A Refugee is a Refugee

Updated: Apr 20, 2023


Photo taken by Scott Nicol. McAllen, Texas.


Like many Americans, I have spent the last couple of weeks listening and watching media about the fall of Afghanistan into the hands of the Taliban. We are responsible for this mess. This is clear to most Americans who do not fall into the fascist Trump side of politics. We must get those Afghan families out who assisted us in our failed war. It is the least we can do.


To leave them is a certain death sentence. Women are especially vulnerable as the Taliban does not believe in woman's rights and are routinely subjected to brutality rarely seen in much of the modern world. The same can be said of Afghans in the LGBTQ community who can now be executed on the spot if Taliban fighters suspect them. Fearing for their lives, Afghan families are rightly doing everything they can to get to Kabul's airport and catch a flight out of the country.

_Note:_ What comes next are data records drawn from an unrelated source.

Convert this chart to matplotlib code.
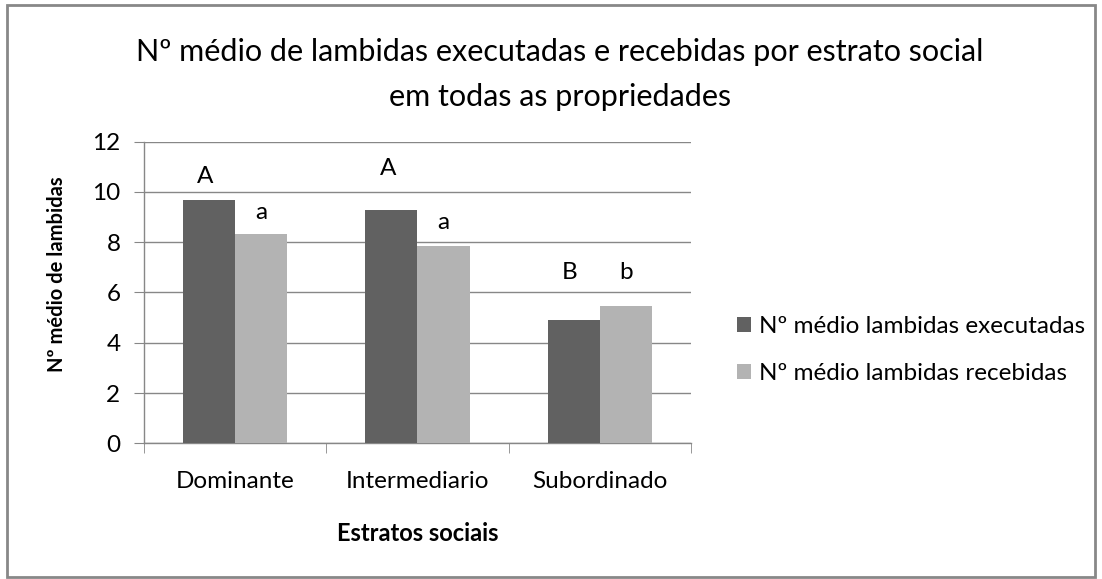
import matplotlib
matplotlib.use("Agg")
import matplotlib.pyplot as plt
from matplotlib.patches import Rectangle
import numpy as np

# ── Data ──────────────────────────────────────────────────────────────────────
categories = ["Dominante", "Intermediario", "Subordinado"]
executadas = [9.68, 9.28, 4.91]
recebidas = [8.33, 7.85, 5.47]
series_names = ["Nº médio lambidas executadas", "Nº médio lambidas recebidas"]
letters_exec = ["A", "A", "B"]
letters_exec_y = [10.6, 10.95, 6.78]
letters_rec = ["a", "a", "b"]
letters_rec_y = [9.2, 8.8, 6.78]
yticks = [0, 2, 4, 6, 8, 10, 12]
title_lines = ["Nº médio de lambidas executadas e recebidas por estrato social",
               "em todas as propriedades"]

DARK = "#616161"
LIGHT = "#b3b3b3"
GRID = "#878787"
FS = 17.5

plt.rcParams["font.family"] = ["Lato", "DejaVu Sans"]

fig = plt.figure(figsize=(11.02, 5.79), dpi=100)
ax = fig.add_axes([0.1307, 0.2344, 0.4963, 0.5209])

x = np.arange(len(categories))
w = 1 / 3.5
ax.bar(x - w / 2, executadas, w, color=DARK, label=series_names[0], zorder=3)
ax.bar(x + w / 2, recebidas, w, color=LIGHT, label=series_names[1], zorder=3)

# significance letters above the bars
for xi, t, y in zip(x, letters_exec, letters_exec_y):
    ax.text(xi - w / 2 - 0.02, y, t, ha="center", va="center", fontsize=FS)
for xi, t, y in zip(x, letters_rec, letters_rec_y):
    ax.text(xi + w / 2, y, t, ha="center", va="center", fontsize=FS)

ax.set_xlim(-0.5, len(categories) - 0.5)
ax.set_ylim(0, 12)
ax.set_yticks(yticks)
ax.yaxis.grid(True, color=GRID, linewidth=1, zorder=0)
ax.set_axisbelow(True)

ax.set_xticks(x)
ax.set_xticklabels(categories, fontsize=FS)
ax.set_xticks(np.arange(-0.5, len(categories)), minor=True)
ax.tick_params(axis="x", which="major", length=0, pad=20)
ax.tick_params(axis="x", which="minor", length=7, color=GRID, direction="out")
ax.tick_params(axis="y", length=7, color=GRID, labelsize=FS, pad=10)

for s in ["top", "right"]:
    ax.spines[s].set_visible(False)
for s in ["left", "bottom"]:
    ax.spines[s].set_color(GRID)
    ax.spines[s].set_linewidth(1)

ax.set_xlabel("Estratos sociais", fontsize=17, fontweight="bold")
ax.xaxis.set_label_coords(0.5, -0.262)
fig.text(57 / 1102, 1 - 274 / 579, "Nº médio de lambidas", rotation=90,
         ha="center", va="center", fontsize=14.5, fontweight="bold")

fig.text(0.508, 1 - 52 / 579, title_lines[0], ha="center", va="center", fontsize=22)
fig.text(0.508, 1 - 97 / 579, title_lines[1], ha="center", va="center", fontsize=22)

fig.legend(loc="center left", bbox_to_anchor=(0.669, 0.3955), frameon=False,
           fontsize=FS, handlelength=0.58, handleheight=0.58, labelspacing=1.05,
           handletextpad=0.3, borderpad=0, borderaxespad=0)

fig.patches.append(Rectangle((0.0064, 0.0035), 0.9872, 0.9879, transform=fig.transFigure,
                             fill=False, edgecolor="#888888", linewidth=2))

fig.savefig("out.png", dpi=100)
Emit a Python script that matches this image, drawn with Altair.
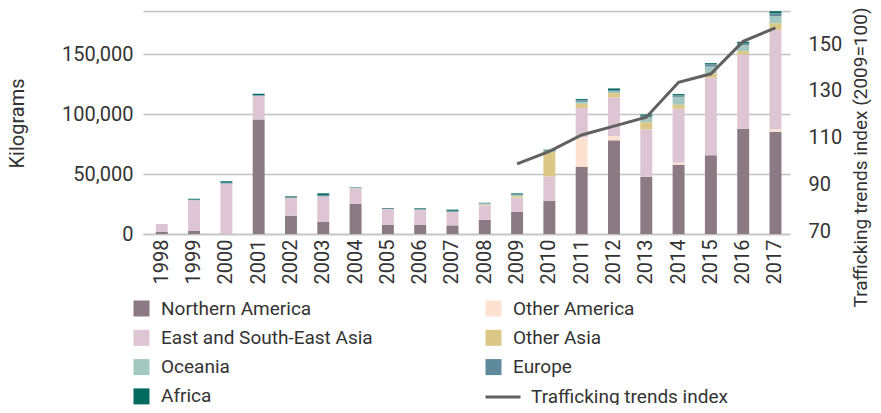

Reporters breathlessly talk of families having to go through Taliban checkpoints and how they hide documents needed for asylum/refugee applications on their bodies. Many admit to bribing local Taliban fighters to be let through. Some families are being forced to go around those checkpoints or smuggle themselves on board other conveyances passing through. They lie to Taliban officials about their support of American forces because it is a matter of life and death.


News anchors assure those in Afghanistan that we Americans are rooting for them, sending them our thoughts and prayers. We are donating money and time to help resettle those families here. Across social media, American families are sharing photos of themselves setting up rooms and places to house the soon to arrive refugees. Immigration lawyers are donating their time and fees to help process applications as soon as possible. Immigration officers and State Department employees are being told to speed up the processing of applications. The military is evacuating as quickly as can be expected.


This is what an asylum/refugee system is supposed to look like. It is the joining of forces from different agencies to do everything in our power to save lives, to keep families safe, to provide for a humane transition that supports and keeps them together.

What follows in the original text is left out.